SAP hires staff wandering off the Oracle trail

05.12.2005
SAP Australia/New Zealand has recruited up to 40 former Oracle employees in the past 12 months with resumes continuing to arrive on a weekly basis, according to the company's local managing director Geraldine McBride.

Claiming staff have left in huge numbers from Siebel, PeopleSoft and JD Edwards, McBride said SAP has gained plenty of talent from Oracle's long list of acquisitions.

"The SAP ecosystem has been greatly strengthened; we receive an inordinate number of resumes so we are picking up the inside truth," she said.

"When you acquire, one plus one never really equals two, and I think staff and customers have felt a bit lost."

It is in this environment that migrations to the SAP platform have "grown exponentially", McBride said, adding that the company has a "huge pipeline" of deals coming through under the Safe Passage program.

The program was introduced to provide a migration path for customers wishing to make the move to SAP.

Globally, there are 40 customers signed up to Safe Passage but more are set to be announced in coming months.

McBride has promised to provide details of local migrations at the end of January 2006.

During a visit to Australia last week, SAP president and executive board member, Leo Apotheker, said Oracle is wasting billions of dollars to grow simply because the company has no organic growth strategy.

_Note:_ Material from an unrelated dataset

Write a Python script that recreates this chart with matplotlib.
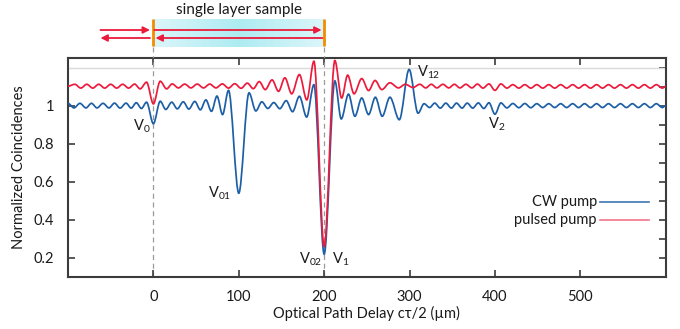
import numpy as np
import matplotlib.pyplot as plt
from matplotlib.path import Path
from matplotlib.patches import PathPatch

plt.rcParams['font.family'] = ['Lato', 'DejaVu Sans']
plt.rcParams['mathtext.fontset'] = 'custom'
plt.rcParams['mathtext.rm'] = 'Lato'
plt.rcParams['mathtext.it'] = 'Lato'

# extrema of the CW pump trace (delay in um, normalized coincidences)
cw_x = [-100, -93, -86, -79, -72.5, -66, -59, -52, -45.5, -39, -32, -26, -20, -14, -8, 0,
        8, 14.5, 21.5, 28, 35, 41.5, 48.5, 55, 61.5, 68, 74.5, 81, 88, 100,
        112, 120, 127, 134, 141, 148, 155.5, 163, 171, 179.5, 188, 200,
        212.5, 220, 228.5, 236, 244, 252, 260, 268, 277, 288, 299.5,
        310, 317, 323.5, 329.5, 336, 342.5, 349, 355, 361.5, 367.5, 374, 380.5, 387, 393, 400,
        407, 414, 421, 428, 435, 442, 449, 456, 463, 470, 477, 484, 491, 498,
        505, 512, 519, 526, 533, 540, 547, 554, 561, 568, 575, 582, 589, 596, 600]
cw_y = [1.012, 0.988, 1.012, 0.988, 1.012, 0.988, 1.012, 0.988, 1.013, 0.987, 1.013, 0.987, 1.015, 0.985, 1.018, 0.905,
        1.023, 0.980, 1.018, 0.983, 1.020, 0.982, 1.022, 0.978, 1.030, 0.970, 1.050, 0.953, 1.080, 0.540,
        1.067, 0.972, 1.020, 0.985, 1.016, 0.984, 1.026, 0.968, 1.049, 0.940, 1.110, 0.220,
        1.130, 0.930, 1.060, 0.944, 1.040, 0.953, 1.044, 0.944, 1.044, 0.926, 1.190,
        0.960, 1.010, 0.990, 1.013, 0.987, 1.013, 0.987, 1.013, 0.987, 1.013, 0.987, 1.014, 0.985, 1.015, 0.955,
        1.014, 0.988, 1.011, 0.989, 1.011, 0.989, 1.010, 0.990, 1.010, 0.990, 1.010, 0.990, 1.010, 0.990,
        1.010, 0.990, 1.010, 0.990, 1.010, 0.990, 1.010, 0.990, 1.010, 0.990, 1.010, 0.990, 1.010, 0.990, 1.000]

# extrema of the pulsed pump trace
pulsed_x = [-100, -92, -85, -78, -71, -64, -57, -50, -43, -36, -29, -22, -15.5, -8, 0,
            8, 15.5, 22, 29.3, 36.7, 44, 51.3, 58.7, 66, 73.3, 80.7, 88, 95.3, 102.7,
            110, 117, 124, 131, 139, 146.6, 154, 162, 171, 179.7, 188, 200,
            212.5, 220.5, 227.5, 235, 244, 252, 259.6, 267.5, 277, 287, 295, 304,
            312, 319, 325.5, 332, 339, 346, 352.5, 359, 366, 373, 379.5, 386, 393, 400,
            407, 414, 421, 428, 435, 442, 449, 456, 463, 470, 477, 484, 491, 498,
            505, 512, 519, 526, 533, 540, 547, 554, 561, 568, 575, 582, 589, 596, 600]
pulsed_y = [1.102, 1.112, 1.092, 1.112, 1.092, 1.112, 1.092, 1.112, 1.092, 1.112, 1.092, 1.113, 1.088, 1.123, 1.009,
            1.128, 1.088, 1.114, 1.093, 1.113, 1.093, 1.113, 1.093, 1.113, 1.093, 1.114, 1.092, 1.115, 1.091,
            1.118, 1.089, 1.126, 1.084, 1.135, 1.075, 1.146, 1.062, 1.163, 1.030, 1.233, 0.260,
            1.237, 1.040, 1.160, 1.062, 1.142, 1.079, 1.132, 1.084, 1.120, 1.093, 1.112, 1.095,
            1.112, 1.093, 1.112, 1.093, 1.112, 1.093, 1.112, 1.093, 1.112, 1.093, 1.113, 1.092, 1.114, 1.080,
            1.114, 1.092, 1.110, 1.092, 1.110, 1.092, 1.110, 1.092, 1.110, 1.092, 1.110, 1.092, 1.110, 1.092,
            1.110, 1.092, 1.110, 1.092, 1.110, 1.092, 1.110, 1.092, 1.110, 1.092, 1.110, 1.092, 1.110, 1.092, 1.101]

series_labels = ['CW pump', 'pulsed pump']

# dip labels: (text, x, y, alignment)
dip_labels = [(r'V$_{0}$', -3.5, 0.89, 'right'),
              (r'V$_{01}$', 91, 0.542, 'right'),
              (r'V$_{02}$', 197.5, 0.195, 'right'),
              (r'V$_{1}$', 209, 0.195, 'left'),
              (r'V$_{12}$', 309, 1.174, 'left'),
              (r'V$_{2}$', 402, 0.90, 'center')]

sample_edges = [0, 200]
x_ticks = [0, 100, 200, 300, 400, 500]
y_ticks = [0.2, 0.4, 0.6, 0.8, 1.0]
y_ticklabels = ['0.2', '0.4', '0.6', '0.8', '1']
y_right_ticks = [0.2, 0.3, 0.4, 0.5, 0.6, 0.7, 0.8, 0.9, 1.0, 1.1, 1.2]

BLUE = '#1d5fa6'
RED = '#ec1b3c'
AXC = '#3c3c3c'
TXT = '#1a1a1a'


def smooth_path(xs, ys):
    # cubic segments with flat tangents at every extremum
    verts = [(xs[0], ys[0])]
    codes = [Path.MOVETO]
    for i in range(1, len(xs)):
        dx = xs[i] - xs[i - 1]
        verts += [(xs[i - 1] + dx / 3, ys[i - 1]), (xs[i] - dx / 3, ys[i]), (xs[i], ys[i])]
        codes += [Path.CURVE4] * 3
    return Path(verts, codes)


fig = plt.figure(figsize=(6.8, 3.29), dpi=100)
ax = fig.add_axes([0.1, 0.158, 0.879, 0.6657])
ax.set_xlim(-100, 600)
ax.set_ylim(0.1, 1.25)

ax.axhline(1.2, color='#dadada', lw=1.0, zorder=1)
for xe in sample_edges:
    ax.axvline(xe, color='#9a9a9a', lw=0.9, ls=(0, (4, 3)), zorder=1)

ax.add_patch(PathPatch(smooth_path(cw_x, cw_y), fill=False, edgecolor=BLUE, lw=1.25, zorder=3))
ax.add_patch(PathPatch(smooth_path(pulsed_x, pulsed_y), fill=False, edgecolor=RED, lw=1.25, zorder=4))

for txt, x, y, ha in dip_labels:
    ax.text(x, y, txt, ha=ha, va='center', fontsize=10.5, color=TXT, zorder=5)

# legend drawn by hand: text right aligned, sample line after it
for i, (lab, col) in enumerate(zip(series_labels, [BLUE, RED])):
    yy = 0.344 - i * 0.084
    ax.text(0.885, yy, lab, transform=ax.transAxes, ha='right', va='center', fontsize=10.5, color=TXT)
    ax.plot([0.890, 0.972], [yy, yy], transform=ax.transAxes, color=col, lw=1.2, alpha=0.85 if i == 0 else 0.6)

for s in ax.spines.values():
    s.set_color(AXC)
    s.set_linewidth(1.5)

ax.set_xticks(x_ticks)
ax.set_xticklabels([str(t) for t in x_ticks])
ax.set_yticks(y_ticks)
ax.set_yticklabels(y_ticklabels)
ax.tick_params(axis='x', direction='in', length=5, width=1.2, color=AXC, pad=9, labelsize=10.5, labelcolor=TXT)
ax.tick_params(axis='y', direction='in', length=5, width=1.2, color=AXC, pad=10, labelsize=10.5, labelcolor=TXT)

sec_y = ax.secondary_yaxis('right')
sec_y.set_yticks(y_right_ticks)
sec_y.tick_params(direction='in', length=5, width=1.2, color=AXC, labelright=False)
sec_y.spines['right'].set_visible(False)
sec_x = ax.secondary_xaxis('top')
sec_x.set_xticks(x_ticks)
sec_x.tick_params(direction='in', length=5, width=1.2, color=AXC, labeltop=False)
sec_x.spines['top'].set_visible(False)

ax.set_xlabel('Optical Path Delay cτ/2 (µm)', fontsize=10.5, color=TXT)
ax.xaxis.set_label_coords(0.5, -0.13)
ax.set_ylabel('Normalized Coincidences', fontsize=10.5, color=TXT)
ax.yaxis.set_label_coords(-0.07, 0.5)

# sample sketch above the plot
top = fig.add_axes([0.1, 0.8237, 0.879, 0.1763])
top.set_xlim(-100, 600)
top.set_ylim(58, 0)
top.axis('off')
g = np.linspace(-1, 1, 200)
w = 1 - np.abs(g)
edge = np.array([0.86, 0.965, 0.98])
mid = np.array([0.68, 0.925, 0.95])
grad = edge[None, :] * (1 - w[:, None]) + mid[None, :] * w[:, None]
top.imshow(grad[None, :, :], extent=[sample_edges[0], sample_edges[1], 47, 20], aspect='auto', zorder=1)
for xe in sample_edges:
    top.plot([xe, xe], [19, 46], color='#f28c00', lw=2, zorder=3, solid_capstyle='butt')
    top.plot([xe, xe], [47, 58], color='#9a9a9a', lw=0.9, ls=(0, (4, 3)), zorder=2)
top.text(100, 10, 'single layer sample', ha='center', va='center', fontsize=11, color=TXT)
arr = dict(arrowstyle='-|>', color=RED, lw=1.3, mutation_scale=10, shrinkA=0, shrinkB=0)
top.annotate('', xy=(-4, 30), xytext=(-62, 30), arrowprops=arr)
top.annotate('', xy=(-62, 38), xytext=(-4, 38), arrowprops=arr)
top.annotate('', xy=(197, 30), xytext=(1, 30), arrowprops=arr)
top.annotate('', xy=(2.5, 38), xytext=(198, 38), arrowprops=arr)

fig.savefig('out.png', dpi=100)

"Buying the competition is wasted money. What do they have? They own all this old code. All these companies had technology at the end of their lifecycle and they needed significant investment to build new product that they couldn't afford," Apotheker said.

"We are the reason why Oracle made these acquisitions, it was the only chance they had to stay in the market and compete.

"Basically, buying market share isn't a strategy."

Apotheker said SAP doesn't buy customers.

"Customers have their own opinion and cannot be acquired," he said.

Claiming SAP is proof that the market can grow organically, Apotheker said the company has had double-digit growth for the past seven quarters.

In Australia and New Zealand, SAP grew 25 percent in Q3 signing up 300 new customers. An estimated 12 percent of that revenue came from the SME sector.

Oracle was contacted but could not reply by deadline.